Cultural Capital of Switzerland
Basel is nicknamed the “cultural capital of Switzerland“. The city lives and breathes culture, and promotes and celebrates the arts. Despite its small size, Basel has an exceptional cultural offering. Many of its institutions and events enjoy an international reputation.
A feast for the eyes …
The city’s almost forty museums display visual arts from antiquity to the present. The prestigious exhibitions hosted by Fondation Beyeler, the Kunstmuseum (Museum of Fine Art) and Antikenmuseum (Museum of Ancient Art) draw international attention. The quality of the exhibitions was also recognised by the respected art critics of London-based newspaper 'The Times' who nominated the Kunstmuseum Basel as the fifth best museum in the world in 2013. But art is not limited to the indoors. On a stroll through the city, there is something to admire around every corner: “Intersection” by Richard Serra, Jean Tinguely’s “Carnival Fountain” and Bettina Eichin’s “Helvetia” are just a few of the many works of art to be discovered.
… and ears
When your eyes have had their fill, there still remains plenty to listen to. The internationally renowned symphony orchestra, the chamber orchestra and the Schola Cantorum Basiliensis (an institute of the Musikakademie Basel) account for Basel’s reputation as a centre for classical music. But lovers of jazz, rock or pop will also find something to suit their taste at the many concert venues.
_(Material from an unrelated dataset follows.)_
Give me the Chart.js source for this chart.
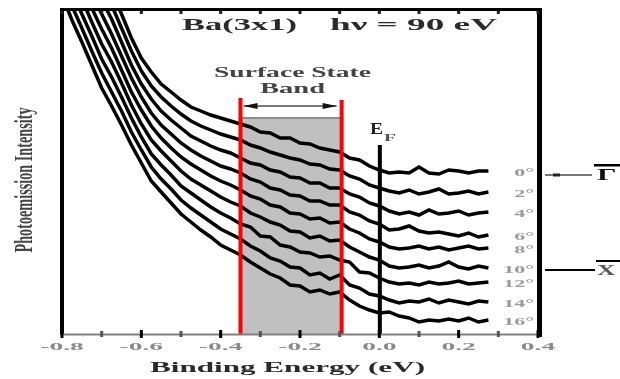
<!DOCTYPE html>
<html>
<head>
<meta charset="utf-8">
<script src="https://cdn.jsdelivr.net/npm/chart.js@4/dist/chart.umd.min.js"></script>
<style>
  html, body { margin: 0; padding: 0; background: #fff; }
  canvas { display: block; }
</style>
</head>
<body>
<canvas id="arpes" width="620" height="379"></canvas>
<script>
// Binding energy grid (eV), shared by every spectrum
const energies = [-0.8,-0.775,-0.75,-0.725,-0.7,-0.675,-0.65,-0.625,-0.6,-0.575,-0.55,-0.525,-0.5,-0.475,-0.45,-0.425,-0.4,-0.375,-0.35,-0.325,-0.3,-0.275,-0.25,-0.225,-0.2,-0.175,-0.15,-0.125,-0.1,-0.075,-0.05,-0.025,0,0.025,0.05,0.075,0.1,0.125,0.15,0.175,0.2,0.225,0.25,0.275];

// Offset photoemission spectra (arb. units), one per emission angle
const spec0  = [455,430,407,385,365,345,321,297,277,263,251,243,235,228,224,220,217,214,211,208,203,202,197,197,192,191,187,185,183,177,175,169,165,162,163,162,168,162,161,165,164,162,164,164];
const spec2  = [441,416,393,371,350,330,307,284,264,249,238,229,221,214,209,205,201,198,195,190,187,183,180,177,175,171,170,166,165,159,156,150,147,144,142,145,141,143,146,141,142,144,141,143];
const spec4  = [426,401,379,356,335,316,293,270,251,236,224,215,207,199,194,189,185,182,177,172,170,165,163,158,157,152,152,147,147,141,138,132,129,124,121,123,120,125,121,122,124,120,122,123];
const spec6  = [412,387,364,342,321,301,279,257,238,222,210,201,192,185,179,174,169,166,162,156,153,147,145,140,139,134,134,130,130,123,120,114,111,105,106,109,104,102,103,101,99,102,98,100];
const spec8  = [397,372,350,327,306,287,265,243,225,209,197,187,178,171,165,159,154,150,145,139,136,130,128,122,121,116,117,112,113,106,102,96,93,88,86,87,89,86,88,85,87,89,86,87];
const spec10 = [383,358,336,313,291,273,252,230,211,195,184,174,164,156,150,144,138,133,129,122,118,113,110,104,103,97,99,94,95,88,83,78,75,69,67,68,70,67,69,73,68,66,69,67];
const spec12 = [369,344,321,299,276,258,238,217,198,181,170,160,149,142,135,128,122,117,111,108,99,98,90,88,83,82,78,79,75,73,63,62,57,53,51,52,50,53,51,52,54,51,52,53];
const spec14 = [354,329,307,284,262,243,224,203,185,168,156,146,135,127,120,113,106,101,96,89,84,77,74,68,67,60,62,56,60,50,47,41,39,35,32,34,33,36,32,35,33,31,34,33];
const spec16 = [340,315,293,270,247,229,210,190,172,154,143,132,121,113,105,98,90,85,80,73,67,61,57,50,49,43,45,41,43,35,29,25,22,23,19,17,13,15,14,16,14,17,13,15];

const spectra = [spec0, spec2, spec4, spec6, spec8, spec10, spec12, spec14, spec16];
const angleLabels = ['0°','2°','4°','6°','8°','10°','12°','14°','16°'];

// Axis ticks
const tickValues = [-0.8,-0.6,-0.4,-0.2,0.0,0.2,0.4];
const tickLabels = ['-0.8','-0.6','-0.4','-0.2','0.0','0.2','0.4'];
const minorTickValues = [-0.8,-0.7,-0.6,-0.5,-0.4,-0.3,-0.2,-0.1,0.0,0.1,0.2,0.3,0.4];

// Surface state band window and Fermi level (eV), marker heights (arb. units)
const bandStart = -0.35;
const bandEnd = -0.095;
const fermiLevel = 0.0;
const bandTop = 218;
const bandLineTop = 237;
const arrowLevel = 229;
const fermiLineTop = 190;

const SERIF = '"Liberation Serif", "DejaVu Serif", serif';

function stretchText(ctx, str, x, y, font, color, sx, align) {
  ctx.save();
  ctx.font = font;
  ctx.fillStyle = color;
  ctx.textBaseline = 'middle';
  ctx.textAlign = align || 'center';
  ctx.translate(x, y);
  ctx.scale(sx, 1);
  ctx.fillText(str, 0, 0);
  ctx.restore();
}

function fitText(ctx, str, left, right, y, font, color) {
  ctx.save();
  ctx.font = font;
  const w = ctx.measureText(str).width;
  ctx.restore();
  stretchText(ctx, str, (left + right) / 2, y, font, color, (right - left) / w, 'center');
}

const decorations = {
  id: 'decorations',
  beforeDatasetsDraw(chart) {
    const { ctx, chartArea: a, scales: { x, y } } = chart;
    const x0 = x.getPixelForValue(bandStart);
    const x1 = x.getPixelForValue(bandEnd);
    const yt = y.getPixelForValue(bandTop);
    ctx.save();
    ctx.fillStyle = '#c0c0c0';
    ctx.fillRect(x0, yt, x1 - x0, a.bottom - yt);
    ctx.fillStyle = '#8c8c8c';
    ctx.fillRect(x0, yt, x1 - x0, 2);
    ctx.restore();
  },
  afterDatasetsDraw(chart) {
    const { ctx, chartArea: a, scales: { x, y } } = chart;
    ctx.save();

    // band edges
    const x0 = x.getPixelForValue(bandStart);
    const x1 = x.getPixelForValue(bandEnd);
    const ly = y.getPixelForValue(bandLineTop);
    ctx.fillStyle = '#ff0000';
    ctx.fillRect(x0 - 2, ly, 4, a.bottom - ly);
    ctx.fillRect(x1 - 2, ly + 2, 4, a.bottom - ly - 2);

    // Fermi level
    const xf = x.getPixelForValue(fermiLevel);
    const fy = y.getPixelForValue(fermiLineTop);
    ctx.fillStyle = '#000';
    ctx.fillRect(xf - 1.5, fy, 4, a.bottom - fy);

    // double arrow across the band
    const ay = y.getPixelForValue(arrowLevel);
    const al = x0 + 3, ar = x1 - 5;
    ctx.fillStyle = '#7a7a7a';
    ctx.fillRect(al, ay - 1, ar - al, 2);
    ctx.fillStyle = '#111';
    ctx.beginPath();
    ctx.moveTo(al, ay); ctx.lineTo(al + 14, ay - 3); ctx.lineTo(al + 14, ay + 3); ctx.closePath();
    ctx.moveTo(ar, ay); ctx.lineTo(ar - 14, ay - 3); ctx.lineTo(ar - 14, ay + 3); ctx.closePath();
    ctx.fill();

    // frame
    ctx.fillStyle = '#000';
    ctx.fillRect(a.left - 2, a.top - 2, 4, a.bottom - a.top + 2);
    ctx.fillRect(a.left - 2, a.top - 2, a.right - a.left + 6, 3);
    ctx.fillRect(a.right - 1, a.top - 2, 5, a.bottom - a.top + 4);
    ctx.fillStyle = '#808080';
    ctx.fillRect(a.left, a.bottom - 1.5, a.right - a.left, 2);

    // inward ticks, top and bottom
    minorTickValues.forEach((v, i) => {
      const px = x.getPixelForValue(v);
      const major = i % 2 === 0;
      ctx.fillStyle = major ? '#000' : '#555';
      if (major) ctx.fillRect(px - 1.5, a.bottom - 5, 3, 8);
      else ctx.fillRect(px - 1.5, a.bottom - 4, 3, 6);
      ctx.fillStyle = '#222';
      ctx.fillRect(px - 1.5, a.top + 1, 3, 3);
    });

    // tick labels
    tickValues.forEach((v, i) => {
      stretchText(ctx, tickLabels[i], x.getPixelForValue(v), 347, 'bold 11px ' + SERIF, '#8a8a8a', 2.5, 'center');
    });

    // axis titles
    fitText(ctx, 'Binding Energy (eV)', 150, 425, 368, 'bold 14px ' + SERIF, '#2a2a2a');
    ctx.save();
    ctx.font = 'bold 12px ' + SERIF;
    const yw = ctx.measureText('Photoemission Intensity').width;
    ctx.translate(26, 180);
    ctx.rotate(-Math.PI / 2);
    ctx.scale(145 / yw, 2.1);
    ctx.fillStyle = '#444';
    ctx.textAlign = 'center';
    ctx.textBaseline = 'middle';
    ctx.fillText('Photoemission Intensity', 0, 0);
    ctx.restore();

    // heading inside the frame
    fitText(ctx, 'Ba(3x1)', 182, 297, 26, 'bold 16px ' + SERIF, '#2a2a2a');
    fitText(ctx, 'hν = 90 eV', 330, 497, 26, 'bold 16px ' + SERIF, '#2a2a2a');

    // band annotation
    fitText(ctx, 'Surface State', 214, 371, 73, 'bold 14px ' + SERIF, '#444');
    fitText(ctx, 'Band', 260, 325, 89, 'bold 14px ' + SERIF, '#444');

    // E_F label
    fitText(ctx, 'E', 370, 383, 130, 'bold 16px ' + SERIF, '#222');
    fitText(ctx, 'F', 384, 396, 138, 'bold 11px ' + SERIF, '#555');

    // angle labels at the right end of each spectrum
    const labelY = [];
    spectra.forEach((s, i) => {
      const py = y.getPixelForValue(s[s.length - 1]) + 2;
      labelY.push(py);
      stretchText(ctx, angleLabels[i], 534, py, 'bold 11px ' + SERIF, '#9a9a9a', 2.0, 'right');
    });

    // high-symmetry point markers
    const gy = labelY[0] + 2;
    ctx.fillStyle = '#777';
    ctx.fillRect(545, gy - 1, 47, 2);
    ctx.fillStyle = '#222';
    ctx.fillRect(553, gy - 1.5, 7, 3);
    ctx.fillStyle = '#000';
    ctx.fillRect(594, gy - 11, 26, 2.5);
    stretchText(ctx, 'Γ', 597, gy + 1, 'bold 17px ' + SERIF, '#111', 1.8, 'left');

    const xy = labelY[5];
    ctx.fillStyle = '#000';
    ctx.fillRect(545, xy - 1, 50, 2);
    ctx.fillRect(596, xy - 10, 24, 2);
    stretchText(ctx, 'X', 597, xy + 1, 'bold 15px ' + SERIF, '#555', 1.7, 'left');

    ctx.restore();
  }
};

const datasets = spectra.map((s, i) => ({
  label: angleLabels[i],
  data: energies.map((e, j) => ({ x: e, y: s[j] })),
  borderColor: '#000',
  borderWidth: 3.5,
  pointRadius: 0,
  tension: 0,
  fill: false
}));

new Chart(document.getElementById('arpes'), {
  type: 'line',
  data: { datasets },
  options: {
    responsive: false,
    devicePixelRatio: 1,
    animation: false,
    layout: { padding: { left: 62, right: 82, top: 10, bottom: 44 } },
    plugins: { legend: { display: false }, tooltip: { enabled: false } },
    scales: {
      x: { type: 'linear', min: -0.8, max: 0.4, display: false },
      y: { type: 'linear', min: 0, max: 325, display: false }
    }
  },
  plugins: [decorations]
});
</script>
</body>
</html>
The Theater Basel, honored with numerous awards, consists of the three branches of performing arts opera, drama and dance. In 2018 it was named theater of the year in the "Theater heute" magazine critics' survey. Basel also has a thriving independent theatre scene. And finally, those who prefer the screen to the stage will find a film to suit their taste, whether it’s the latest blockbuster, art-house cinema, or a timeless classic.
Basel is considered a mecca for architecture aficionados. Buildings by famous architects greet the visitor at every turn. Fondation Beyeler by Renzo Piano, for instance, Herzog & de Meuron’s Schaulager or the banking building (initially belonging to UBS, today home of the Bank for International Settlements) by Mario Botta.